Since they often are ridiculed for the causes they espouse, I also want to thank those celebrities who were involved as performers or phone handlers in the telethon for Haiti relief which was on all three networks yesterday.   Sure, our society rewards superstar celebrities with nearly obscene salaries for their singing or acting, but it behooves us to point out that a large number of these celebrities really do seem to have genuine social consciences that cause them to go into action to help in the worst of times.  Thanks to celebrities such as George Clooney, Madonna, Sting, Alicia Keys, Stevie Wonder, Bruce Springsteen, Taylor Swift, Keith Urban, Kid Rock, Neil Young, JayZ, Beyonce, Shakira Wyclef Jean, Bono, Sheryl Crow, and Rhiana who all performed (partial list).  Thanks also to those who manned the phones:  Leonardo DiCaprio, Robert DeNiro, Julia Roberts, Jack Nicholson, Denzel Washington, Matt Damon, Clint Eastwood, Halle Berry, Ben Stiller, Stephen Spielberg, Ellen DeGeneres, Brad Pitt, Tom Hanks, and Reese Witherspoon.  As of this morning, their efforts had already raised 67 million dollars.  Quite a few of these celebrities have also made major contributions from their own personal fortunes to Haiti relief. Just a few of the heavy contributors:  Sandra Bullock (1 million dollars), Leonardo DiCaprio (1 million dollars), Madonna (250,000 dollars), Clooney/Pitt and others (1 million dollars)..

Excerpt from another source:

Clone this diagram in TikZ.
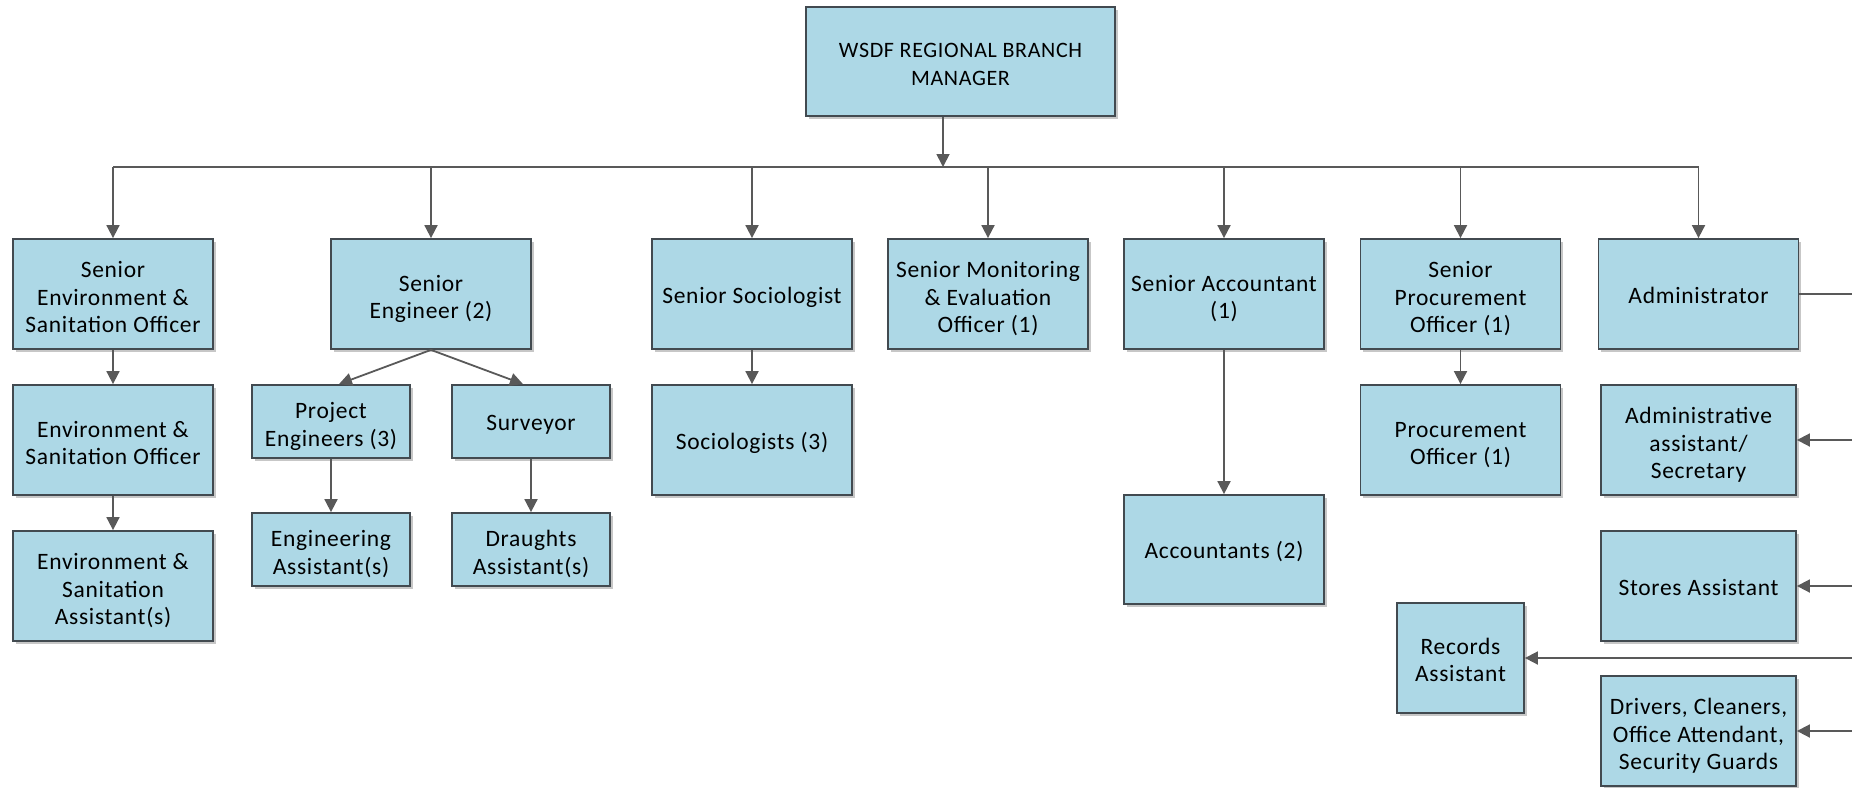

Just a few words on the NFL playoffs……..I am writing this just as the AFC Championship game begins.   As I think of the millions of fans who are diverted by football for a few hours from their financial or personal problems, I am reminded a bit of my Shakespeare classes at Bates College in Lewiston, Maine.  It seemed that even in the midst of a classic tragedy like Macbeth, Shakespeare  managed to introduce some comic relief—just to allow the audience to breathe a bit–before the worst to come.  One hopes that we have already seen the worst, but it is nice–nevertheless–to be able to take a breath, watch the Jets, the Colts, the Vikings, and the Saints–and be concerned only with yards per carry, interceptions, quarterback sacks, and the like.  If only the problems of the world could be so simple.

My Predictions:

Colts defeat Jets 24-21;  (Jets’ defense not enough to stop Manning) and Saints defeat Vikings 31-27  (Bret Favre is good (and Adrian Peterson could help), but Drew Brees is better.